• [Given instruction]: Extract all lines that hold the string "chart".
-- BEGIN --
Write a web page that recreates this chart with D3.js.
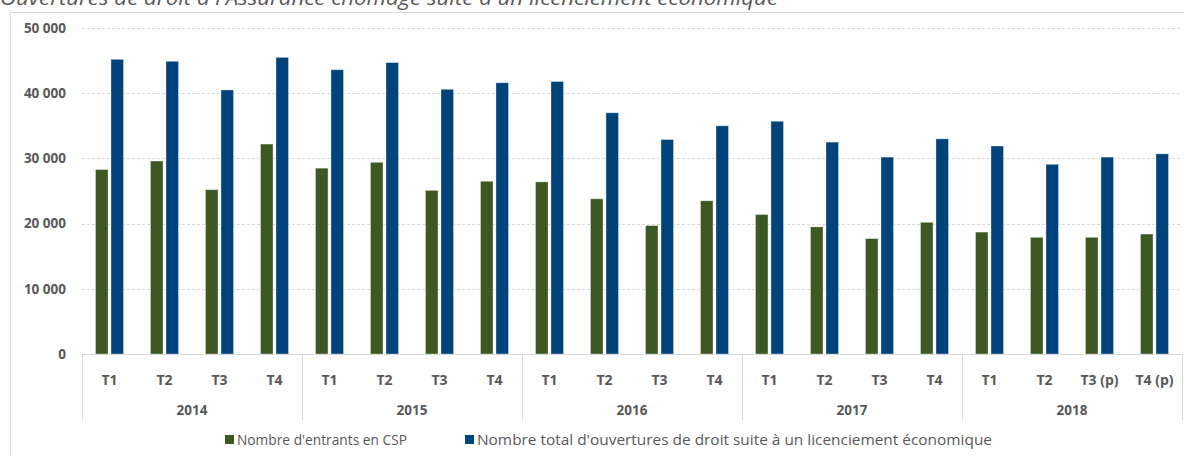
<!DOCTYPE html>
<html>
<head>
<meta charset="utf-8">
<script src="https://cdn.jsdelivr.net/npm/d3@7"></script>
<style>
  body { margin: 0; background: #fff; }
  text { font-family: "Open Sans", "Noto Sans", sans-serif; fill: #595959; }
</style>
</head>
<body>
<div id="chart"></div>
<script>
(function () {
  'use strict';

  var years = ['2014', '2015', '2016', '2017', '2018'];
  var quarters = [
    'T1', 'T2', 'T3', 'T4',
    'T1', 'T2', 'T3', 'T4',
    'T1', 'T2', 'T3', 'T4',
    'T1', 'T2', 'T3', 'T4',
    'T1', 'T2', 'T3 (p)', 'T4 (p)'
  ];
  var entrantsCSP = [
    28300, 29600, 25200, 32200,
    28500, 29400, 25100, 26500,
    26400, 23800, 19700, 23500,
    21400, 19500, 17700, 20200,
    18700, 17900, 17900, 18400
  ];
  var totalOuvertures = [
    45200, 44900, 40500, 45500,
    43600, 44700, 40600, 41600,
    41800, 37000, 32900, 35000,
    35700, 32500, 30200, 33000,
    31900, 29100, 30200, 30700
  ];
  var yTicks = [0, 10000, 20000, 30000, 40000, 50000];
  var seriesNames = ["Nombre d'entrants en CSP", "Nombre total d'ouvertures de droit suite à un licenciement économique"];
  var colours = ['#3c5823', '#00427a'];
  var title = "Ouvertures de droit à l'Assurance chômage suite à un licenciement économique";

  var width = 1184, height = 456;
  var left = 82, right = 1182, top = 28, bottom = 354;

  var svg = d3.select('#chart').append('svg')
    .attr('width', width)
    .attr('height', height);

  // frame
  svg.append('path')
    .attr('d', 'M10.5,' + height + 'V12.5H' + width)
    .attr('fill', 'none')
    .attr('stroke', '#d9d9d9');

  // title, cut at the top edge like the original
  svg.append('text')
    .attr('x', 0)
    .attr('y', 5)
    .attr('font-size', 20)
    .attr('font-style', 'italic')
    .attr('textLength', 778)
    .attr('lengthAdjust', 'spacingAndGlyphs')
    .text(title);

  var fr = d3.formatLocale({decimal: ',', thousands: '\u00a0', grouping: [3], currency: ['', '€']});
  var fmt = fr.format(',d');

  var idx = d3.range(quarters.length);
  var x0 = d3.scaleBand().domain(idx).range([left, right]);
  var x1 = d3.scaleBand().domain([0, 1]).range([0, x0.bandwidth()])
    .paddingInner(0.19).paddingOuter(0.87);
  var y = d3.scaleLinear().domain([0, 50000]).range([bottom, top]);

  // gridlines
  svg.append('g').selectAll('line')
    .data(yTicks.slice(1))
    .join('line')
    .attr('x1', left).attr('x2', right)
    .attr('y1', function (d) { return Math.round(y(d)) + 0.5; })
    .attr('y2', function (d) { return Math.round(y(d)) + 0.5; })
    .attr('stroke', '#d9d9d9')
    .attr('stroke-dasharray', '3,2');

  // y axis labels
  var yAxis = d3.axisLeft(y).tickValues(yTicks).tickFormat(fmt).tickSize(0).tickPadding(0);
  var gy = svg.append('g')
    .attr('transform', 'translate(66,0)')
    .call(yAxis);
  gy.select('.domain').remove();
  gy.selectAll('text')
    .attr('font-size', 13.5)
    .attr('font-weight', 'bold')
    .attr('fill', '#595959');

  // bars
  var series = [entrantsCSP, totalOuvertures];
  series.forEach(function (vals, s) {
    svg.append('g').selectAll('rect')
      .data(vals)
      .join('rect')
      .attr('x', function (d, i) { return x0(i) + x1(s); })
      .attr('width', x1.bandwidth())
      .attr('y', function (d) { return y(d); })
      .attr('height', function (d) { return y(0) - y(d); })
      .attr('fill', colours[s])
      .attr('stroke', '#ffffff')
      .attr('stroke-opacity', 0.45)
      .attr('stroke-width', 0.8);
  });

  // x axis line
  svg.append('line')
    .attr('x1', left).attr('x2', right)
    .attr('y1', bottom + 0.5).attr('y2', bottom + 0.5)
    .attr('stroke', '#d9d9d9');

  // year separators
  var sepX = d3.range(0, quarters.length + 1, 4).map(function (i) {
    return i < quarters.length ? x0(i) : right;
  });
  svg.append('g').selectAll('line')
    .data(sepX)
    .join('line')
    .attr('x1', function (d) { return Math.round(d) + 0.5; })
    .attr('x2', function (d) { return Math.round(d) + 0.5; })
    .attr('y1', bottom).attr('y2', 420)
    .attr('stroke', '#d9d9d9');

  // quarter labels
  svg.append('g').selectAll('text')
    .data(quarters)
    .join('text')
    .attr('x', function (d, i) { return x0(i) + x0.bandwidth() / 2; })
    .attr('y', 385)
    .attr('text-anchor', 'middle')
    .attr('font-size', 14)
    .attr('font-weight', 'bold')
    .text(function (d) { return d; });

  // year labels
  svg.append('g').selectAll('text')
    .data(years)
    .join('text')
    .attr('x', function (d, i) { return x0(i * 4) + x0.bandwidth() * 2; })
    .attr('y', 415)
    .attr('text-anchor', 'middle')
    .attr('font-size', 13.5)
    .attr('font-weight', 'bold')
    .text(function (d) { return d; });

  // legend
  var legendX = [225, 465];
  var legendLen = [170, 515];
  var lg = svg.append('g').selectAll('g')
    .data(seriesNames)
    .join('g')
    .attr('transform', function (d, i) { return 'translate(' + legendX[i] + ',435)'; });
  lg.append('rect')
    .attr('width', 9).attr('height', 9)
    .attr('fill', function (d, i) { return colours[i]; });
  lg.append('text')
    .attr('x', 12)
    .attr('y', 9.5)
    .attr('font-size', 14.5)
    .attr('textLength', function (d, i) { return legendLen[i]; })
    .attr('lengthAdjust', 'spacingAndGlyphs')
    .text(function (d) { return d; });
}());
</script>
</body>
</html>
-- END --
• [Answer to this exercise]:
Write a web page that recreates this chart with D3.js.
<div id="chart"></div>
  var svg = d3.select('#chart').append('svg')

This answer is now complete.